─── DATASET EXTRACT ───

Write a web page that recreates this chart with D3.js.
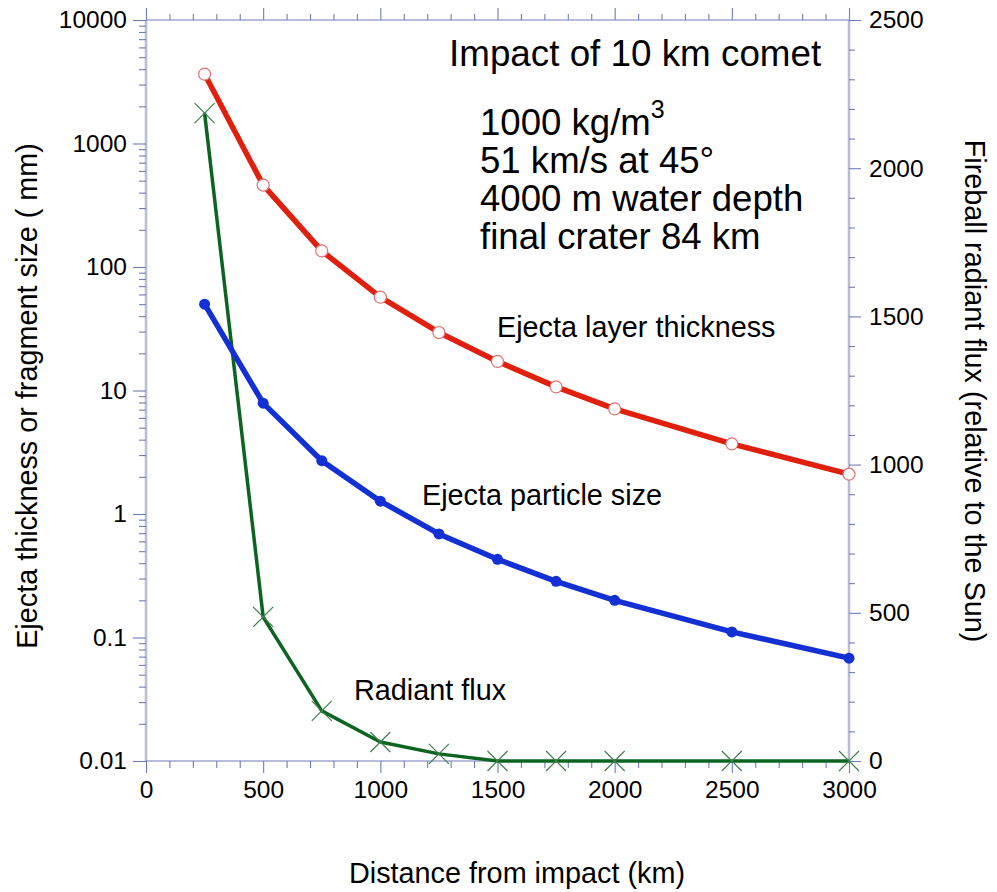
<!DOCTYPE html>
<html><head><meta charset="utf-8">
<script src="https://cdn.jsdelivr.net/npm/d3@7"></script>
<style>body{margin:0;background:#fff}text{font-family:"Liberation Sans",Arial,Helvetica,sans-serif;fill:#000}</style>
</head><body>
<svg id="c" width="997" height="892"></svg>
<script>
const distance = [250, 500, 750, 1000, 1250, 1500, 1750, 2000, 2500, 3000];
const ejectaThickness = [3650, 460, 135, 57, 29.5, 17.2, 10.7, 7.1, 3.7, 2.1];
const particleSize = [50, 7.9, 2.7, 1.27, 0.69, 0.43, 0.285, 0.2, 0.111, 0.068];
const radiantFlux = [2186, 486, 169, 64, 24, 0, 0, 0, 0, 0];
const xTicks = [0, 500, 1000, 1500, 2000, 2500, 3000];
const yLeftTicks = [0.01, 0.1, 1, 10, 100, 1000, 10000];
const yLeftLabels = ["0.01", "0.1", "1", "10", "100", "1000", "10000"];
const yRightTicks = [0, 500, 1000, 1500, 2000, 2500];
const infoLines = ["51 km/s at 45°", "4000 m water depth", "final crater 84 km"];

const svg = d3.select("#c");
const L = 146, R = 849, T = 20, B = 761;
const x = d3.scaleLinear().domain([0, 3000]).range([L, R]);
const yL = d3.scaleLog().domain([0.01, 10000]).range([B, T]);
const yR = d3.scaleLinear().domain([0, 2500]).range([B, T]);

const axisCol = "#6f7cb8", lineCol = "#b9bcd2";
const fs = 24.5;

const xMinor = d3.range(0, 3001, 100).filter(v => v % 500 !== 0);
const yLMinor = [];
for (let e = -2; e < 4; e++) for (let m = 2; m <= 9; m++) yLMinor.push(m * Math.pow(10, e));
const yRMinor = d3.range(0, 2501, 100).filter(v => v % 500 !== 0);

function styleAxis(g) {
  g.select(".domain").remove();
  g.selectAll(".tick line").attr("stroke", axisCol).attr("stroke-width", 1.1);
  g.selectAll(".tick text").style("font-size", fs + "px").attr("fill", "#000");
}

svg.append("line").attr("x1", L).attr("x2", L).attr("y1", T).attr("y2", B).attr("stroke", lineCol).attr("stroke-width", 2.5);
svg.append("line").attr("x1", R).attr("x2", R).attr("y1", T).attr("y2", B).attr("stroke", lineCol).attr("stroke-width", 2.5);
svg.append("line").attr("x1", L).attr("x2", R).attr("y1", T).attr("y2", T).attr("stroke", axisCol).attr("stroke-width", 1.2);
svg.append("line").attr("x1", L).attr("x2", R).attr("y1", B).attr("y2", B).attr("stroke", axisCol).attr("stroke-width", 1.2);

svg.append("g").attr("transform", `translate(0,${B})`)
  .call(d3.axisBottom(x).tickValues(xMinor).tickSize(7).tickFormat("")).call(styleAxis);
svg.append("g").attr("transform", `translate(0,${B})`)
  .call(d3.axisBottom(x).tickValues(xTicks).tickSize(12).tickPadding(8).tickFormat(d3.format("d"))).call(styleAxis);
svg.append("g").attr("transform", `translate(0,${T})`)
  .call(d3.axisTop(x).tickValues(xMinor).tickSize(6).tickFormat("")).call(styleAxis);
svg.append("g").attr("transform", `translate(0,${T})`)
  .call(d3.axisTop(x).tickValues(xTicks).tickSize(12).tickFormat("")).call(styleAxis);
svg.append("g").attr("transform", `translate(${L},0)`)
  .call(d3.axisLeft(yL).tickValues(yLMinor).tickSize(7).tickFormat("")).call(styleAxis);
svg.append("g").attr("transform", `translate(${L},0)`)
  .call(d3.axisLeft(yL).tickValues(yLeftTicks).tickSize(13).tickPadding(6).tickFormat((d, i) => yLeftLabels[i])).call(styleAxis);
svg.append("g").attr("transform", `translate(${R},0)`)
  .call(d3.axisRight(yR).tickValues(yRMinor).tickSize(6).tickFormat("")).call(styleAxis);
svg.append("g").attr("transform", `translate(${R},0)`)
  .call(d3.axisRight(yR).tickValues(yRightTicks).tickSize(12).tickPadding(8).tickFormat(d3.format("d"))).call(styleAxis);

const data = distance.map((d, i) => ({d, t: ejectaThickness[i], p: particleSize[i], f: radiantFlux[i]}));
const gLine = d3.line().x(d => x(d.d)).y(d => yR(d.f));
const tLine = d3.line().x(d => x(d.d)).y(d => yL(d.t));
const pLine = d3.line().x(d => x(d.d)).y(d => yL(d.p));

svg.append("path").datum(data).attr("d", gLine).attr("fill", "none").attr("stroke", "#0b6420").attr("stroke-width", 3.5).attr("stroke-linejoin", "round");
svg.append("g").selectAll("path").data(data).join("path")
  .attr("transform", d => `translate(${x(d.d)},${yR(d.f)})`)
  .attr("d", "M-10,-10L10,10M-10,10L10,-10")
  .attr("stroke", "#3e7f4c").attr("stroke-width", 1.2).attr("fill", "none");

svg.append("path").datum(data).attr("d", tLine).attr("fill", "none").attr("stroke", "#e0200c").attr("stroke-width", 5.5).attr("stroke-linejoin", "round");
svg.append("g").selectAll("circle").data(data).join("circle")
  .attr("cx", d => x(d.d)).attr("cy", d => yL(d.t)).attr("r", 6)
  .attr("fill", "#fff").attr("stroke", "#e07272").attr("stroke-width", 1.2);

svg.append("path").datum(data).attr("d", pLine).attr("fill", "none").attr("stroke", "#1330d4").attr("stroke-width", 5.5).attr("stroke-linejoin", "round");
svg.append("g").selectAll("circle").data(data).join("circle")
  .attr("cx", d => x(d.d)).attr("cy", d => yL(d.p)).attr("r", 5.5)
  .attr("fill", "#1330d4");

svg.append("text").attr("x", 449).attr("y", 66).style("font-size", "36.8px").text("Impact of 10 km comet");
const t1 = svg.append("text").attr("x", 480).attr("y", 135).style("font-size", "36.6px");
t1.append("tspan").text("1000 kg/m");
t1.append("tspan").attr("dy", -17).style("font-size", "25px").text("3");
infoLines.forEach((s, i) => svg.append("text").attr("x", 480).attr("y", 173 + i * 38).style("font-size", "36.6px").text(s));

svg.append("text").attr("x", 497).attr("y", 337).style("font-size", "28.8px").text("Ejecta layer thickness");
svg.append("text").attr("x", 422).attr("y", 505).style("font-size", "28.8px").text("Ejecta particle size");
svg.append("text").attr("x", 354).attr("y", 700).style("font-size", "28.8px").text("Radiant flux");

svg.append("text").attr("x", 517).attr("y", 883).attr("text-anchor", "middle").style("font-size", "28.8px").text("Distance from impact (km)");
svg.append("text").attr("transform", "translate(37,396) rotate(-90)").attr("text-anchor", "middle").style("font-size", "28.8px").text("Ejecta thickness or fragment size ( mm)");
svg.append("text").attr("transform", "translate(965,391) rotate(90)").attr("text-anchor", "middle").style("font-size", "28.8px").text("Fireball radiant flux (relative to the Sun)");
</script>
</body></html>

───

GIVEN TASK: Quote in full the listing given above; the images are to be left out.

WRITTEN RESPONSE:
Write a web page that recreates this chart with D3.js.
<!DOCTYPE html>
<html><head><meta charset="utf-8">
<script src="https://cdn.jsdelivr.net/npm/d3@7"></script>
<style>body{margin:0;background:#fff}text{font-family:"Liberation Sans",Arial,Helvetica,sans-serif;fill:#000}</style>
</head><body>
<svg id="c" width="997" height="892"></svg>
<script>
const distance = [250, 500, 750, 1000, 1250, 1500, 1750, 2000, 2500, 3000];
const ejectaThickness = [3650, 460, 135, 57, 29.5, 17.2, 10.7, 7.1, 3.7, 2.1];
const particleSize = [50, 7.9, 2.7, 1.27, 0.69, 0.43, 0.285, 0.2, 0.111, 0.068];
const radiantFlux = [2186, 486, 169, 64, 24, 0, 0, 0, 0, 0];
const xTicks = [0, 500, 1000, 1500, 2000, 2500, 3000];
const yLeftTicks = [0.01, 0.1, 1, 10, 100, 1000, 10000];
const yLeftLabels = ["0.01", "0.1", "1", "10", "100", "1000", "10000"];
const yRightTicks = [0, 500, 1000, 1500, 2000, 2500];
const infoLines = ["51 km/s at 45°", "4000 m water depth", "final crater 84 km"];

const svg = d3.select("#c");
const L = 146, R = 849, T = 20, B = 761;
const x = d3.scaleLinear().domain([0, 3000]).range([L, R]);
const yL = d3.scaleLog().domain([0.01, 10000]).range([B, T]);
const yR = d3.scaleLinear().domain([0, 2500]).range([B, T]);

const axisCol = "#6f7cb8", lineCol = "#b9bcd2";
const fs = 24.5;

const xMinor = d3.range(0, 3001, 100).filter(v => v % 500 !== 0);
const yLMinor = [];
for (let e = -2; e < 4; e++) for (let m = 2; m <= 9; m++) yLMinor.push(m * Math.pow(10, e));
const yRMinor = d3.range(0, 2501, 100).filter(v => v % 500 !== 0);

function styleAxis(g) {
  g.select(".domain").remove();
  g.selectAll(".tick line").attr("stroke", axisCol).attr("stroke-width", 1.1);
  g.selectAll(".tick text").style("font-size", fs + "px").attr("fill", "#000");
}

svg.append("line").attr("x1", L).attr("x2", L).attr("y1", T).attr("y2", B).attr("stroke", lineCol).attr("stroke-width", 2.5);
svg.append("line").attr("x1", R).attr("x2", R).attr("y1", T).attr("y2", B).attr("stroke", lineCol).attr("stroke-width", 2.5);
svg.append("line").attr("x1", L).attr("x2", R).attr("y1", T).attr("y2", T).attr("stroke", axisCol).attr("stroke-width", 1.2);
svg.append("line").attr("x1", L).attr("x2", R).attr("y1", B).attr("y2", B).attr("stroke", axisCol).attr("stroke-width", 1.2);

svg.append("g").attr("transform", `translate(0,${B})`)
  .call(d3.axisBottom(x).tickValues(xMinor).tickSize(7).tickFormat("")).call(styleAxis);
svg.append("g").attr("transform", `translate(0,${B})`)
  .call(d3.axisBottom(x).tickValues(xTicks).tickSize(12).tickPadding(8).tickFormat(d3.format("d"))).call(styleAxis);
svg.append("g").attr("transform", `translate(0,${T})`)
  .call(d3.axisTop(x).tickValues(xMinor).tickSize(6).tickFormat("")).call(styleAxis);
svg.append("g").attr("transform", `translate(0,${T})`)
  .call(d3.axisTop(x).tickValues(xTicks).tickSize(12).tickFormat("")).call(styleAxis);
svg.append("g").attr("transform", `translate(${L},0)`)
  .call(d3.axisLeft(yL).tickValues(yLMinor).tickSize(7).tickFormat("")).call(styleAxis);
svg.append("g").attr("transform", `translate(${L},0)`)
  .call(d3.axisLeft(yL).tickValues(yLeftTicks).tickSize(13).tickPadding(6).tickFormat((d, i) => yLeftLabels[i])).call(styleAxis);
svg.append("g").attr("transform", `translate(${R},0)`)
  .call(d3.axisRight(yR).tickValues(yRMinor).tickSize(6).tickFormat("")).call(styleAxis);
svg.append("g").attr("transform", `translate(${R},0)`)
  .call(d3.axisRight(yR).tickValues(yRightTicks).tickSize(12).tickPadding(8).tickFormat(d3.format("d"))).call(styleAxis);

const data = distance.map((d, i) => ({d, t: ejectaThickness[i], p: particleSize[i], f: radiantFlux[i]}));
const gLine = d3.line().x(d => x(d.d)).y(d => yR(d.f));
const tLine = d3.line().x(d => x(d.d)).y(d => yL(d.t));
const pLine = d3.line().x(d => x(d.d)).y(d => yL(d.p));

svg.append("path").datum(data).attr("d", gLine).attr("fill", "none").attr("stroke", "#0b6420").attr("stroke-width", 3.5).attr("stroke-linejoin", "round");
svg.append("g").selectAll("path").data(data).join("path")
  .attr("transform", d => `translate(${x(d.d)},${yR(d.f)})`)
  .attr("d", "M-10,-10L10,10M-10,10L10,-10")
  .attr("stroke", "#3e7f4c").attr("stroke-width", 1.2).attr("fill", "none");

svg.append("path").datum(data).attr("d", tLine).attr("fill", "none").attr("stroke", "#e0200c").attr("stroke-width", 5.5).attr("stroke-linejoin", "round");
svg.append("g").selectAll("circle").data(data).join("circle")
  .attr("cx", d => x(d.d)).attr("cy", d => yL(d.t)).attr("r", 6)
  .attr("fill", "#fff").attr("stroke", "#e07272").attr("stroke-width", 1.2);

svg.append("path").datum(data).attr("d", pLine).attr("fill", "none").attr("stroke", "#1330d4").attr("stroke-width", 5.5).attr("stroke-linejoin", "round");
svg.append("g").selectAll("circle").data(data).join("circle")
  .attr("cx", d => x(d.d)).attr("cy", d => yL(d.p)).attr("r", 5.5)
  .attr("fill", "#1330d4");

svg.append("text").attr("x", 449).attr("y", 66).style("font-size", "36.8px").text("Impact of 10 km comet");
const t1 = svg.append("text").attr("x", 480).attr("y", 135).style("font-size", "36.6px");
t1.append("tspan").text("1000 kg/m");
t1.append("tspan").attr("dy", -17).style("font-size", "25px").text("3");
infoLines.forEach((s, i) => svg.append("text").attr("x", 480).attr("y", 173 + i * 38).style("font-size", "36.6px").text(s));

svg.append("text").attr("x", 497).attr("y", 337).style("font-size", "28.8px").text("Ejecta layer thickness");
svg.append("text").attr("x", 422).attr("y", 505).style("font-size", "28.8px").text("Ejecta particle size");
svg.append("text").attr("x", 354).attr("y", 700).style("font-size", "28.8px").text("Radiant flux");

svg.append("text").attr("x", 517).attr("y", 883).attr("text-anchor", "middle").style("font-size", "28.8px").text("Distance from impact (km)");
svg.append("text").attr("transform", "translate(37,396) rotate(-90)").attr("text-anchor", "middle").style("font-size", "28.8px").text("Ejecta thickness or fragment size ( mm)");
svg.append("text").attr("transform", "translate(965,391) rotate(90)").attr("text-anchor", "middle").style("font-size", "28.8px").text("Fireball radiant flux (relative to the Sun)");
</script>
</body></html>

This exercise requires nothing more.